Club at war: Why the latest Wests Tigers’ self-sabotage could cost them Jarome Luai
The Wests Tigers have become a laughing stock once more, but the team’s newest instance of civil war could cost them the services of their superstar Jarome Luai, writes BRENT READ.
December 2, 2025 - 12:09PM
The Wests Tigers are a laughing stock again. A joke. A symbol of rugby league ineptitude. All the good work chair Barry O’Farrell and chief executive Shane Richardson have done over the past 12 months has been undone by the Holman Barnes Group, who have decided they need to wrest back control of a club that became an embarrassment on their watch.
Let’s revisit history for a moment. The Tigers have gone more than a decade without playing finals football. They have languished in mediocrity for as long as anyone can remember.
Before this season, they had won three successive wooden spoons. They were going nowhere fast. Then O’Farrell and Richardson took control and the Tigers started to look like a rugby league club again.
They turned a profit.
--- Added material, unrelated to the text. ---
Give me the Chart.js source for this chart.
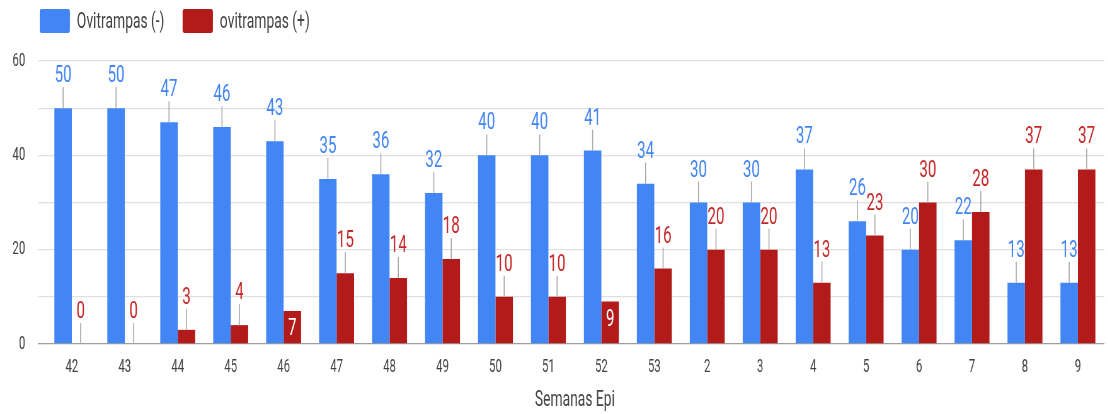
<!DOCTYPE html>
<html>
<head>
<meta charset="utf-8">
<script src="https://cdn.jsdelivr.net/npm/chart.js@4.4.0/dist/chart.umd.min.js"></script>
<style>
  html, body { margin: 0; padding: 0; background: #fff; overflow: hidden; }
  /* el gráfico original está comprimido en horizontal: dibujamos ancho y escalamos */
  #wrap { position: absolute; left: 0; top: 0; width: 1759px; height: 414px;
          transform: scaleX(0.63); transform-origin: 0 0; }
  #grafico { position: absolute; left: 0; top: 0; }
  .ley-caja { position: absolute; top: 9px; width: 48px; height: 24px; border-radius: 3px; }
  .ley-txt { position: absolute; top: 8px; line-height: 26px; font: 22px Roboto, sans-serif; color: #444; white-space: nowrap; }
</style>
</head>
<body>
<div id="wrap">
  <canvas id="grafico" width="1759" height="414"></canvas>
  <div class="ley-caja" style="left:63px;background:#4285f4"></div>
  <span class="ley-txt" style="left:122px">Ovitrampas (-)</span>
  <div class="ley-caja" style="left:290px;background:#b31b1b"></div>
  <span class="ley-txt" style="left:349px">ovitrampas (+)</span>
</div>
<script>
// Semanas epidemiológicas y conteo de ovitrampas
const semanas = ['42', '43', '44', '45', '46', '47', '48', '49', '50', '51', '52', '53', '2', '3', '4', '5', '6', '7', '8', '9'];
const negativas = [50, 50, 47, 46, 43, 35, 36, 32, 40, 40, 41, 34, 30, 30, 37, 26, 20, 22, 13, 13];
const positivas = [0, 0, 3, 4, 7, 15, 14, 18, 10, 10, 9, 16, 20, 20, 13, 23, 30, 28, 37, 37];
// etiquetas que van dentro de la barra roja
const dentroRojas = ['46', '52'];
const yTicks = [0, 20, 40, 60];

const AZUL = '#4285f4';
const ROJO = '#b31b1b';

// Anotaciones estilo Google: palito gris + valor encima
const anotaciones = {
  id: 'anotaciones',
  afterDatasetsDraw(chart) {
    const ctx = chart.ctx;
    ctx.save();
    ctx.font = '24px Roboto, sans-serif';
    ctx.textAlign = 'center';
    ctx.textBaseline = 'alphabetic';
    chart.data.datasets.forEach((ds, i) => {
      const meta = chart.getDatasetMeta(i);
      meta.data.forEach((bar, j) => {
        const v = ds.data[j];
        if (i === 1 && dentroRojas.includes(semanas[j])) {
          ctx.fillStyle = '#fff';
          ctx.fillText(String(v), bar.x, bar.y + 24);
          return;
        }
        ctx.strokeStyle = '#a8a8a8';
        ctx.lineWidth = 1.6;
        ctx.beginPath();
        ctx.moveTo(bar.x, bar.y);
        ctx.lineTo(bar.x, bar.y - 21);
        ctx.stroke();
        ctx.fillStyle = i === 0 ? AZUL : '#c62828';
        ctx.fillText(String(v), bar.x, bar.y - 26);
      });
    });
    ctx.restore();
  }
};

new Chart(document.getElementById('grafico').getContext('2d'), {
  type: 'bar',
  data: {
    labels: semanas,
    datasets: [
      { label: 'Ovitrampas (-)', data: negativas, backgroundColor: AZUL },
      { label: 'ovitrampas (+)', data: positivas, backgroundColor: ROJO }
    ]
  },
  options: {
    responsive: false,
    animation: false,
    devicePixelRatio: 1,
    layout: { padding: { top: 61, right: 6, left: 0, bottom: 0 } },
    datasets: { bar: { categoryPercentage: 0.66, barPercentage: 1, borderWidth: 0 } },
    plugins: { legend: { display: false }, tooltip: { enabled: false } },
    scales: {
      x: {
        grid: { display: false, drawTicks: false },
        border: { display: false },
        ticks: { color: '#444', font: { family: 'Roboto', size: 18 }, padding: 13 },
        title: { display: true, text: 'Semanas Epi', color: '#444', font: { family: 'Roboto', size: 22 }, padding: { top: 0, bottom: 0 } },
        afterFit: s => { s.height = 70; }
      },
      y: {
        min: 0, max: 60,
        border: { display: false },
        grid: {
          color: c => (c.tick && c.tick.value === 0 ? '#9e9e9e' : '#e0e0e0'),
          lineWidth: 1.3,
          tickLength: 12
        },
        ticks: {
          stepSize: 10,
          color: '#444',
          font: { family: 'Roboto', size: 18 },
          padding: 20,
          callback: v => (yTicks.includes(v) ? v : '')
        },
        afterFit: s => { s.width = 72; }
      }
    }
  },
  plugins: [anotaciones]
});
</script>
</body>
</html>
They secured funding for Leichhardt Oval and Campbelltown Stadium. They made some key signings and showed significant improvement on the field.
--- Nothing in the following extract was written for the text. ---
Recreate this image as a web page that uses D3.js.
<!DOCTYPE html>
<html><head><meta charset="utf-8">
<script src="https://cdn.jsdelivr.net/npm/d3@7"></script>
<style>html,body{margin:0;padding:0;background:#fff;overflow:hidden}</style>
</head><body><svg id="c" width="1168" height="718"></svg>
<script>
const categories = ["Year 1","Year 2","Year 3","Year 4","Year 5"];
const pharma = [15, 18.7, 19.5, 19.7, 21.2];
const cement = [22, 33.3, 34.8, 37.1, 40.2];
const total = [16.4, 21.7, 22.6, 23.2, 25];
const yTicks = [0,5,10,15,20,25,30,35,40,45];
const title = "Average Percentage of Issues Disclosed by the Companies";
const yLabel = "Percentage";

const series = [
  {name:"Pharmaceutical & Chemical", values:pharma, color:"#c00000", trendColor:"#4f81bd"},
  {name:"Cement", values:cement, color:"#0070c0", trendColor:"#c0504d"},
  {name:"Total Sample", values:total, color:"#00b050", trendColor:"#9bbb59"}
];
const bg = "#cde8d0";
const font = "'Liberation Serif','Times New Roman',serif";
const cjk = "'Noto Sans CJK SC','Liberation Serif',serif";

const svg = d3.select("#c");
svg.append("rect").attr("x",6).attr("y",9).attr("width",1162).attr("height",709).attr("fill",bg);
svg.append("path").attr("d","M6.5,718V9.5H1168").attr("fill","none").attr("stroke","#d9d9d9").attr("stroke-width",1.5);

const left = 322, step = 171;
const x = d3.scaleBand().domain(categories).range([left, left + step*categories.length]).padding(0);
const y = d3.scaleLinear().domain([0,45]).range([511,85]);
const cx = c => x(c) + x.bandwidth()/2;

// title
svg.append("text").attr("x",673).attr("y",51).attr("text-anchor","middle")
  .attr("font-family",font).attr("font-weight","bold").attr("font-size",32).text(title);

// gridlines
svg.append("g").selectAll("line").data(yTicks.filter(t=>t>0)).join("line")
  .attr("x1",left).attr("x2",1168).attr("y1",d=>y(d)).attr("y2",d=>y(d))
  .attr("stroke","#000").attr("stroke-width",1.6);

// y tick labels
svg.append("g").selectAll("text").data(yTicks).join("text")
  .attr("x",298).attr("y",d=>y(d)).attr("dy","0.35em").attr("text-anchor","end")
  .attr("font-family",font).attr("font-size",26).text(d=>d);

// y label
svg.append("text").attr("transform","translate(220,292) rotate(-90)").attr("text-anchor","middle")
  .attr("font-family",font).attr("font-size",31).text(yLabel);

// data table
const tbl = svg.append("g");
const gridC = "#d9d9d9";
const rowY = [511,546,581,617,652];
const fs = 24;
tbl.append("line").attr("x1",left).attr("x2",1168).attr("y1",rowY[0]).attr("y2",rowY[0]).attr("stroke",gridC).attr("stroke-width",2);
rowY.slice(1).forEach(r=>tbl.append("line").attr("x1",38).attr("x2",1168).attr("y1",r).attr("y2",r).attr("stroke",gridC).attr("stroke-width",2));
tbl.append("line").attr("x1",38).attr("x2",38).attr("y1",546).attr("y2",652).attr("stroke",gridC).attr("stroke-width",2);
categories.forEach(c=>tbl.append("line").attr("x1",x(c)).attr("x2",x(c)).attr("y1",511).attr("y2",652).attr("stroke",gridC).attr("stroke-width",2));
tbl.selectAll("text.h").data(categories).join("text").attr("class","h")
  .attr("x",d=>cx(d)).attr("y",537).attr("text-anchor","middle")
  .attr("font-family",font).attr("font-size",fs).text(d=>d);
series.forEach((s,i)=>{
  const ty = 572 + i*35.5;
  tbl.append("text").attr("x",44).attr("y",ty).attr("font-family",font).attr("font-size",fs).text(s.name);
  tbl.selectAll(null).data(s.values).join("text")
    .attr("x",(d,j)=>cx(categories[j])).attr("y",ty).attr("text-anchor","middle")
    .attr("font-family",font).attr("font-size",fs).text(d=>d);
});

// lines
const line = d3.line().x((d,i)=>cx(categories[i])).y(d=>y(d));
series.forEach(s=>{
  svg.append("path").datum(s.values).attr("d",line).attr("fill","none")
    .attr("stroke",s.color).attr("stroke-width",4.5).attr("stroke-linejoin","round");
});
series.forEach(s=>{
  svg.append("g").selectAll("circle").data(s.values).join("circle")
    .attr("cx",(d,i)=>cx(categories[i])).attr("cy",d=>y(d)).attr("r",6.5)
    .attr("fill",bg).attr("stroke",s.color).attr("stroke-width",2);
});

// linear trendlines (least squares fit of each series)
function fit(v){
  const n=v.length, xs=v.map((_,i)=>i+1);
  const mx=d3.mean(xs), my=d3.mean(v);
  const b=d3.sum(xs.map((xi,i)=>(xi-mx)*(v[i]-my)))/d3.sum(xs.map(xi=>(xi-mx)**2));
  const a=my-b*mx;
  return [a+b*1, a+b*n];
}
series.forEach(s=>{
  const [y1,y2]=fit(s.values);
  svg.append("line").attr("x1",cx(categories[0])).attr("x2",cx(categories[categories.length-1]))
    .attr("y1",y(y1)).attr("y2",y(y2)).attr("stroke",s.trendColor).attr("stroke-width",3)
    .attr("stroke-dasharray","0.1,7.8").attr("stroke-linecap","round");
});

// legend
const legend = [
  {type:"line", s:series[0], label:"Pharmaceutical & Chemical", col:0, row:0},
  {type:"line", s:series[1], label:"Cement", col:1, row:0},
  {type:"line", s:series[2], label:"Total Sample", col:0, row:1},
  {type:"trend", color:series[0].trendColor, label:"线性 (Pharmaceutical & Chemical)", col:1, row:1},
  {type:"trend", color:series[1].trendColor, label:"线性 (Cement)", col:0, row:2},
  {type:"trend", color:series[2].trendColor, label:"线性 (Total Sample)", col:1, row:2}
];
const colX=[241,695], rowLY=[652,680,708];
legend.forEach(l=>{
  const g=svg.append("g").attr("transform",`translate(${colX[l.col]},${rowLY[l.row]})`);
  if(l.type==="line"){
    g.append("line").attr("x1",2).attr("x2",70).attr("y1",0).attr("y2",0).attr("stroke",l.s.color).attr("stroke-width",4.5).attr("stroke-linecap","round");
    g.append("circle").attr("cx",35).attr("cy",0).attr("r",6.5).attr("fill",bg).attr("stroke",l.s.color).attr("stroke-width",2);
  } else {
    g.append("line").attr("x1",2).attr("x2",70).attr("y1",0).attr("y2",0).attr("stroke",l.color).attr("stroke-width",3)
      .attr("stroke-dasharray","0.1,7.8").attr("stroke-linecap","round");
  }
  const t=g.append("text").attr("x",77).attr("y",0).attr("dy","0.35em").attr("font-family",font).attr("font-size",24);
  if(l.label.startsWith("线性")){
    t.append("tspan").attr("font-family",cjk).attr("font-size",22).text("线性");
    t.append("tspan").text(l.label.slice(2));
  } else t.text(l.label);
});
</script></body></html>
Most importantly, they had an air of stability. When was the last time you could say that? Now, with Christmas fast approaching, the club is once again at war.
O’Farrell is gone, the independents are too and it seems only a matter of time before Richardson follows them. If he has any brains, he won’t be hanging around.
Why would you? Remember, this is the same Holman Barnes Group that has been wracked by internal politics and investigations in recent times.
Inner West mayor Darcy Byrne, who helped save Leichhardt Oval, called on the NSW government to intervene.
“This is bizarre and out of keeping with basic corporate governance standards,” Byrne wrote.
“Loyal and long suffering Wests Tigers fans deserve better than this. Our team is competing in the most professional rugby league competition on earth.
“But our head office continually operates like an amateur committee for a park footy team. “Petty and short sighted governance of Wests Tigers has been holding our club back for far too long.
“I’m calling for the NSW Government to intervene to fix the undemocratic and seemingly improper governance of the Holman Barnes Group.
“That’s what the fans want, and that is what’s needed for Wests Tigers to survive and thrive. “The current system, in which tens of thousands of members of Wests Ashfield have no real democratic say at all, is improper and unjustifiable.
“We’ve finally got things moving in the right direction on the football field. Tigers fans can’t afford backroom brawling to undermine our football team’s long-awaited recovery in 2025.”
What must Jarome Luai be thinking right now? Luai, in an interview with this masthead only last month, made note of the Tigers’ history when discussing the clauses in his contract that allowed him to leave in 2027.
As Luai said, the Tigers don’t have a great track record. You can say that again. Richardson had been working hard in the background to convince Luai to take the clauses out of his deal but we’re tipping that doesn’t happen now.
No-one could blame Luai for having one eye on the exit. If you’re in charge of Perth, you’re certainly asking the question.
“Tigers haven’t had the best track record,” Jarome Luai says as he talks about what comes next for him at the Wests Tigers
It’s all so petty. Holman Barnes board members apparently didn’t like that the new jersey was ‘too Balmain’. Spare me.
The truth, at least in the eyes of some in the inner sanctum, is that the Western Suburbs Magpies fraternity want their club back.
They have the money and the power in the relationship. They got the baseball bats out on Monday afternoon as they savaged the board and suggested they had been kept out of the loop on key decisions.
If that is indeed the case, they may be better off looking within. After all, they had two representatives on the very same board.
Two board members who apparently voted in line with their Tigers colleagues when it came to stadium strategy and jerseys.
There is a reason the Tigers haven’t played finals football in more than a decade. Self-sabotage has invariably been at the heart of all their failures.
Now, with some blue sky on the horizon, the Tigers have committed harakiri again.